→ Set problem: Will you output the entries below exactly, skipping every image they contain?

= = = = =

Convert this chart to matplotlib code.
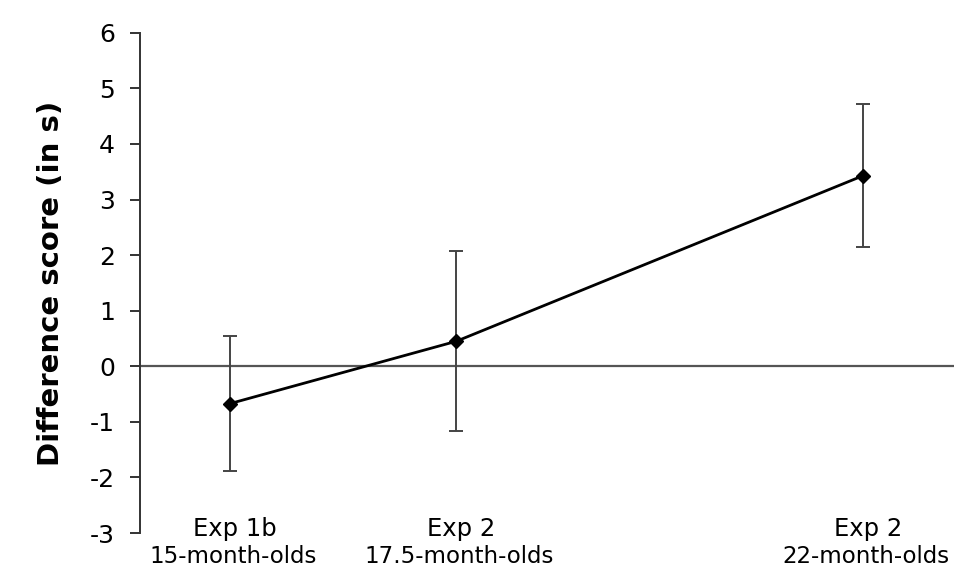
import matplotlib.pyplot as plt

plt.rcParams["axes.unicode_minus"] = False

# age in months sets the x position of each group
age = [15, 17.5, 22]
means = [-0.67, 0.45, 3.43]
errs = [1.21, 1.62, 1.29]
exp_labels = ["Exp 1b", "Exp 2", "Exp 2"]
age_labels = ["15-month-olds", "17.5-month-olds", "22-month-olds"]

fig = plt.figure(figsize=(9.78, 5.86), dpi=100)
ax = fig.add_axes([0.143, 0.0904, 0.832, 0.8536])

ax.axhline(0, color="#555555", lw=1.6, zorder=1)
ax.errorbar(age, means, yerr=errs, fmt="none", ecolor="#444444",
            elinewidth=1.4, capsize=5, capthick=1.4, zorder=2)
ax.plot(age, means, color="black", lw=2, marker="D", ms=7, zorder=3)

ax.set_xlim(14, 23)
ax.set_ylim(-3, 6)
ax.set_yticks(range(-3, 7))
ax.set_xticks([])
for s in ["top", "right", "bottom"]:
    ax.spines[s].set_visible(False)
ax.spines["left"].set_color("#333333")
ax.spines["left"].set_linewidth(1.4)
ax.tick_params(axis="y", direction="out", length=7, width=1.4,
               color="#333333", labelsize=18, pad=11)

for x, e, a in zip(age, exp_labels, age_labels):
    ax.text(x + 0.05, -2.93, e, ha="center", va="center", fontsize=17.5,
            clip_on=False)
    ax.text(x + 0.03, -3.43, a, ha="center", va="center", fontsize=16.5,
            clip_on=False)

ax.set_ylabel("Difference score (in s)", fontsize=21, fontweight="bold",
              labelpad=18)

fig.savefig("out.png", dpi=100)
plt.close()
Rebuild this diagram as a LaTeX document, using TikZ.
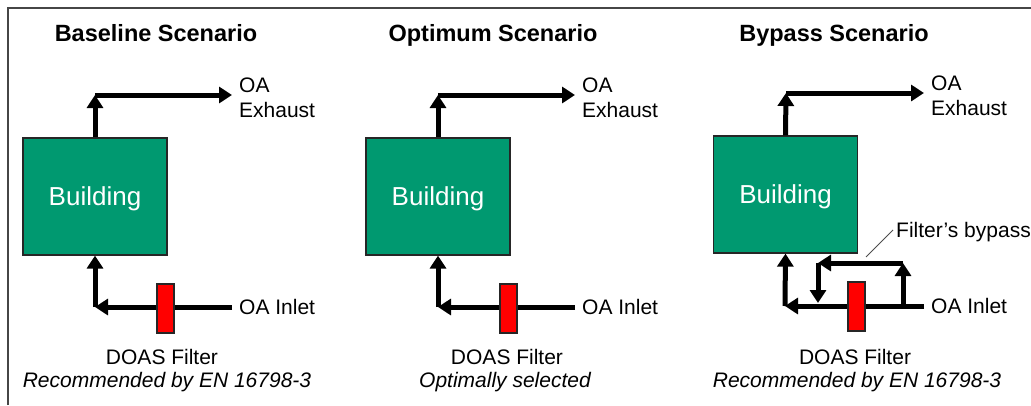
\documentclass[tikz,border=0pt]{standalone}
\usepackage{fontspec}
\setmainfont{Liberation Sans}
\usetikzlibrary{arrows.meta, positioning}

\definecolor{bldgreen}{RGB}{0,153,112}
\definecolor{framegray}{RGB}{70,70,70}

\tikzset{
  flow/.style={line width=5pt, -{Triangle[width=16pt,length=13pt]}},
  building/.style={draw=black!85, line width=1.2pt, fill=bldgreen, text=white,
    minimum width=144pt, minimum height=117pt, inner sep=0pt, text depth=0pt,
    font=\fontsize{26}{30}\selectfont},
  filterbox/.style={draw=black!85, line width=1.2pt, fill=red,
    minimum width=17pt, minimum height=49pt, inner sep=0pt},
  title/.style={font=\fontsize{23.5}{28}\selectfont\bfseries, text depth=0pt},
  lbl/.style={font=\fontsize{21}{25}\selectfont, inner sep=3pt, text depth=0pt},
  endlbl/.style={lbl, anchor=west, align=left, inner xsep=7pt},
  leader/.style={black!70, line width=0.8pt}
}

\begin{document}
\begin{tikzpicture}[x=1pt, y=-1pt]
  \useasboundingbox (0,0) rectangle (1031,405);

  % Frame (top and left edges only)
  \draw[framegray, line width=2pt] (8,405) -- (8,8) -- (1031,8);

  % ---- Baseline scenario ----
  \node[title] (t1) at (156,33) {Baseline Scenario};
  \node[building] (b1) at (95,196.5) {Building};

  % exhaust
  \coordinate (ex1) at (95,95);
  \node[endlbl] (oa1) at (232,98) {OA\\Exhaust};
  \draw[flow] (b1.north) -- (ex1);
  \draw[flow] (ex1) -- (ex1 -| oa1.west);

  % inlet through the filter
  \node[endlbl] (in1) at (232,307) {OA Inlet};
  \coordinate (c1) at (95,307);
  \draw[flow] (in1.west) -- (c1);
  \draw[flow] (c1) -- (b1.south);
  \node[filterbox] (f1) at (165.5,308.5) {};

  \node[lbl] (d1) at (162,357) {DOAS Filter};
  \node[lbl, font=\fontsize{21}{25}\selectfont\itshape] (r1) at (167,380) {Recommended by EN 16798-3};

  % ---- Optimum scenario ----
  \begin{scope}[xshift=343pt]
    \node[title] (t2) at (150,33) {Optimum Scenario};
    \node[building] (b2) at (95,196.5) {Building};

    \coordinate (ex2) at (95,95);
    \node[endlbl] (oa2) at (232,98) {OA\\Exhaust};
    \draw[flow] (b2.north) -- (ex2);
    \draw[flow] (ex2) -- (ex2 -| oa2.west);

    \node[endlbl] (in2) at (232,307) {OA Inlet};
    \coordinate (c2) at (95,307);
    \draw[flow] (in2.west) -- (c2);
    \draw[flow] (c2) -- (b2.south);
    \node[filterbox] (f2) at (165.5,308.5) {};

    \node[lbl] (d2) at (164,357) {DOAS Filter};
    \node[lbl, font=\fontsize{21}{25}\selectfont\itshape] (r2) at (162,380) {Optimally selected};
  \end{scope}

  % ---- Bypass scenario ----
  \begin{scope}[xshift=690pt]
    \node[title] (t3) at (144,33) {Bypass Scenario};
    \node[building] (b3) at (95.5,194.5) {Building};

    \coordinate (ex3) at (96,93);
    \node[endlbl] (oa3) at (234,96) {OA\\Exhaust};
    \draw[flow] (b3.north) -- (ex3);
    \draw[flow] (ex3) -- (ex3 -| oa3.west);

    \node[endlbl] (in3) at (234,306) {OA Inlet};
    \coordinate (c3) at (95,306);
    \draw[flow] (in3.west) -- (c3);
    \draw[flow] (c3) -- (b3.south);

    % bypass loop round the filter
    \coordinate (bp1) at (213,306);
    \coordinate (bp2) at (213,263);
    \coordinate (bp3) at (128,263);
    \coordinate (bp4) at (128,303);
    \draw[flow] (bp1) -- (bp2);
    \draw[flow] (bp2) -- (bp3);
    \draw[flow] (bp3) -- (bp4);
    \node[filterbox] (f3) at (166.5,306.5) {};

    \node[lbl, anchor=west] (fb) at (203,230) {Filter’s bypass};
    \coordinate (fbend) at (176,257);
    \draw[leader] (fb.west) -- (fbend);

    \node[lbl] (d3) at (165,357) {DOAS Filter};
    \node[lbl, font=\fontsize{21}{25}\selectfont\itshape] (r3) at (167,380) {Recommended by EN 16798-3};
  \end{scope}
\end{tikzpicture}
\end{document}
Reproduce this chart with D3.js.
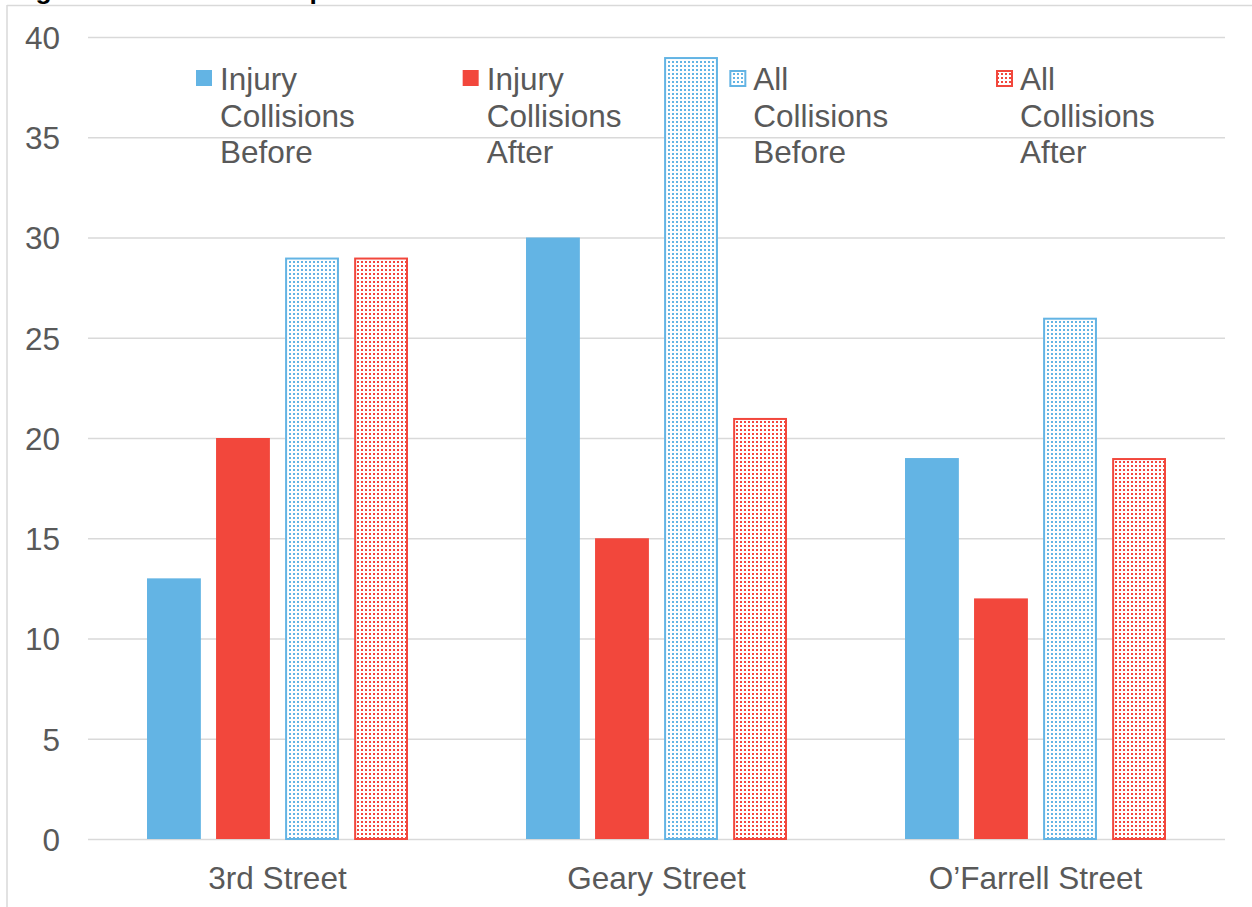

= = = = =

→ Exercise output:
Convert this chart to matplotlib code.
import matplotlib.pyplot as plt

plt.rcParams["axes.unicode_minus"] = False

# age in months sets the x position of each group
age = [15, 17.5, 22]
means = [-0.67, 0.45, 3.43]
errs = [1.21, 1.62, 1.29]
exp_labels = ["Exp 1b", "Exp 2", "Exp 2"]
age_labels = ["15-month-olds", "17.5-month-olds", "22-month-olds"]

fig = plt.figure(figsize=(9.78, 5.86), dpi=100)
ax = fig.add_axes([0.143, 0.0904, 0.832, 0.8536])

ax.axhline(0, color="#555555", lw=1.6, zorder=1)
ax.errorbar(age, means, yerr=errs, fmt="none", ecolor="#444444",
            elinewidth=1.4, capsize=5, capthick=1.4, zorder=2)
ax.plot(age, means, color="black", lw=2, marker="D", ms=7, zorder=3)

ax.set_xlim(14, 23)
ax.set_ylim(-3, 6)
ax.set_yticks(range(-3, 7))
ax.set_xticks([])
for s in ["top", "right", "bottom"]:
    ax.spines[s].set_visible(False)
ax.spines["left"].set_color("#333333")
ax.spines["left"].set_linewidth(1.4)
ax.tick_params(axis="y", direction="out", length=7, width=1.4,
               color="#333333", labelsize=18, pad=11)

for x, e, a in zip(age, exp_labels, age_labels):
    ax.text(x + 0.05, -2.93, e, ha="center", va="center", fontsize=17.5,
            clip_on=False)
    ax.text(x + 0.03, -3.43, a, ha="center", va="center", fontsize=16.5,
            clip_on=False)

ax.set_ylabel("Difference score (in s)", fontsize=21, fontweight="bold",
              labelpad=18)

fig.savefig("out.png", dpi=100)
plt.close()
Rebuild this diagram as a LaTeX document, using TikZ.
\documentclass[tikz,border=0pt]{standalone}
\usepackage{fontspec}
\setmainfont{Liberation Sans}
\usetikzlibrary{arrows.meta, positioning}

\definecolor{bldgreen}{RGB}{0,153,112}
\definecolor{framegray}{RGB}{70,70,70}

\tikzset{
  flow/.style={line width=5pt, -{Triangle[width=16pt,length=13pt]}},
  building/.style={draw=black!85, line width=1.2pt, fill=bldgreen, text=white,
    minimum width=144pt, minimum height=117pt, inner sep=0pt, text depth=0pt,
    font=\fontsize{26}{30}\selectfont},
  filterbox/.style={draw=black!85, line width=1.2pt, fill=red,
    minimum width=17pt, minimum height=49pt, inner sep=0pt},
  title/.style={font=\fontsize{23.5}{28}\selectfont\bfseries, text depth=0pt},
  lbl/.style={font=\fontsize{21}{25}\selectfont, inner sep=3pt, text depth=0pt},
  endlbl/.style={lbl, anchor=west, align=left, inner xsep=7pt},
  leader/.style={black!70, line width=0.8pt}
}

\begin{document}
\begin{tikzpicture}[x=1pt, y=-1pt]
  \useasboundingbox (0,0) rectangle (1031,405);

  % Frame (top and left edges only)
  \draw[framegray, line width=2pt] (8,405) -- (8,8) -- (1031,8);

  % ---- Baseline scenario ----
  \node[title] (t1) at (156,33) {Baseline Scenario};
  \node[building] (b1) at (95,196.5) {Building};

  % exhaust
  \coordinate (ex1) at (95,95);
  \node[endlbl] (oa1) at (232,98) {OA\\Exhaust};
  \draw[flow] (b1.north) -- (ex1);
  \draw[flow] (ex1) -- (ex1 -| oa1.west);

  % inlet through the filter
  \node[endlbl] (in1) at (232,307) {OA Inlet};
  \coordinate (c1) at (95,307);
  \draw[flow] (in1.west) -- (c1);
  \draw[flow] (c1) -- (b1.south);
  \node[filterbox] (f1) at (165.5,308.5) {};

  \node[lbl] (d1) at (162,357) {DOAS Filter};
  \node[lbl, font=\fontsize{21}{25}\selectfont\itshape] (r1) at (167,380) {Recommended by EN 16798-3};

  % ---- Optimum scenario ----
  \begin{scope}[xshift=343pt]
    \node[title] (t2) at (150,33) {Optimum Scenario};
    \node[building] (b2) at (95,196.5) {Building};

    \coordinate (ex2) at (95,95);
    \node[endlbl] (oa2) at (232,98) {OA\\Exhaust};
    \draw[flow] (b2.north) -- (ex2);
    \draw[flow] (ex2) -- (ex2 -| oa2.west);

    \node[endlbl] (in2) at (232,307) {OA Inlet};
    \coordinate (c2) at (95,307);
    \draw[flow] (in2.west) -- (c2);
    \draw[flow] (c2) -- (b2.south);
    \node[filterbox] (f2) at (165.5,308.5) {};

    \node[lbl] (d2) at (164,357) {DOAS Filter};
    \node[lbl, font=\fontsize{21}{25}\selectfont\itshape] (r2) at (162,380) {Optimally selected};
  \end{scope}

  % ---- Bypass scenario ----
  \begin{scope}[xshift=690pt]
    \node[title] (t3) at (144,33) {Bypass Scenario};
    \node[building] (b3) at (95.5,194.5) {Building};

    \coordinate (ex3) at (96,93);
    \node[endlbl] (oa3) at (234,96) {OA\\Exhaust};
    \draw[flow] (b3.north) -- (ex3);
    \draw[flow] (ex3) -- (ex3 -| oa3.west);

    \node[endlbl] (in3) at (234,306) {OA Inlet};
    \coordinate (c3) at (95,306);
    \draw[flow] (in3.west) -- (c3);
    \draw[flow] (c3) -- (b3.south);

    % bypass loop round the filter
    \coordinate (bp1) at (213,306);
    \coordinate (bp2) at (213,263);
    \coordinate (bp3) at (128,263);
    \coordinate (bp4) at (128,303);
    \draw[flow] (bp1) -- (bp2);
    \draw[flow] (bp2) -- (bp3);
    \draw[flow] (bp3) -- (bp4);
    \node[filterbox] (f3) at (166.5,306.5) {};

    \node[lbl, anchor=west] (fb) at (203,230) {Filter’s bypass};
    \coordinate (fbend) at (176,257);
    \draw[leader] (fb.west) -- (fbend);

    \node[lbl] (d3) at (165,357) {DOAS Filter};
    \node[lbl, font=\fontsize{21}{25}\selectfont\itshape] (r3) at (167,380) {Recommended by EN 16798-3};
  \end{scope}
\end{tikzpicture}
\end{document}
Reproduce this chart with D3.js.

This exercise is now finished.